In Baghdad in the 1980s there was a children’s book published called The Hero Saladin. The cover bore an image of Saddam Hussein, identified, in what his biographer drily describes as ‘the second and longer part’ of the book, as ‘Saladin II Saddam Hussein’.
Given that Saladin was actually Kurdish — and knowing what we do about Saddam’s respect for that section of his population — the gesture seems even more crass and insolent than it might otherwise. But then, it’s also absolutely standard. Jinnah was Saladin. Assad was Saladin. Saladin is, in modern Arab and Muslim political mythology, more icon than historical figure. If the anti-imperialist rhetoric of the Arab street in the 20th century were the sentimentality of English football fans, he’d be Bobby Moore.
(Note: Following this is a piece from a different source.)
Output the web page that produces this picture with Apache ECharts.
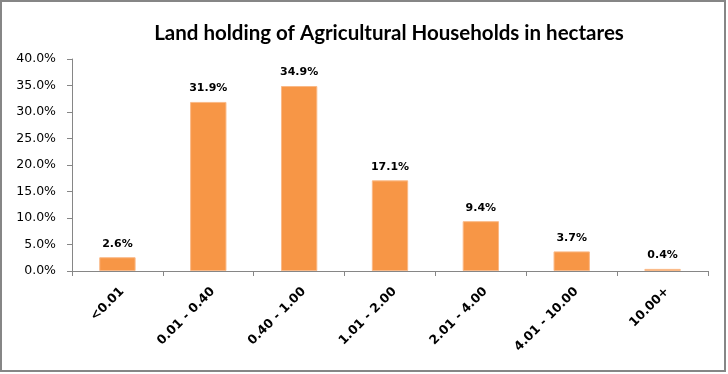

Anne-Marie Eddé remarks in a punchy moment that she prefers to ‘use the term “myth” rather than “legend” ’ of these representations — because the Western Saladin is at least a distortion of actual history, whereas ‘the Saladin myth in Arab countries is closer to a political construction that freely and subjectively interprets a historical reality to adapt it to a given situation’.
That’s not such a clear distinction as she makes it sound, perhaps; but it nods to how live an issue this is. Our Saladin — chivalrous, honourable, near-as-dammit Christian and (in the providential apologetics of the Crusades) an instrument of God’s will — gets his start in medieval chansons de geste. He’s the worthy opponent of Richard the Lionheart. The Eastern myth of Saladin gets going much later — with the rise of Arab nationalism in the 19th century. And it is — which I guess is Eddé’s point about myth versus legend — not the stuff of romance so much as of propaganda.
So this fastidious and superbly well researched book is, in some ways, the biography of an idea.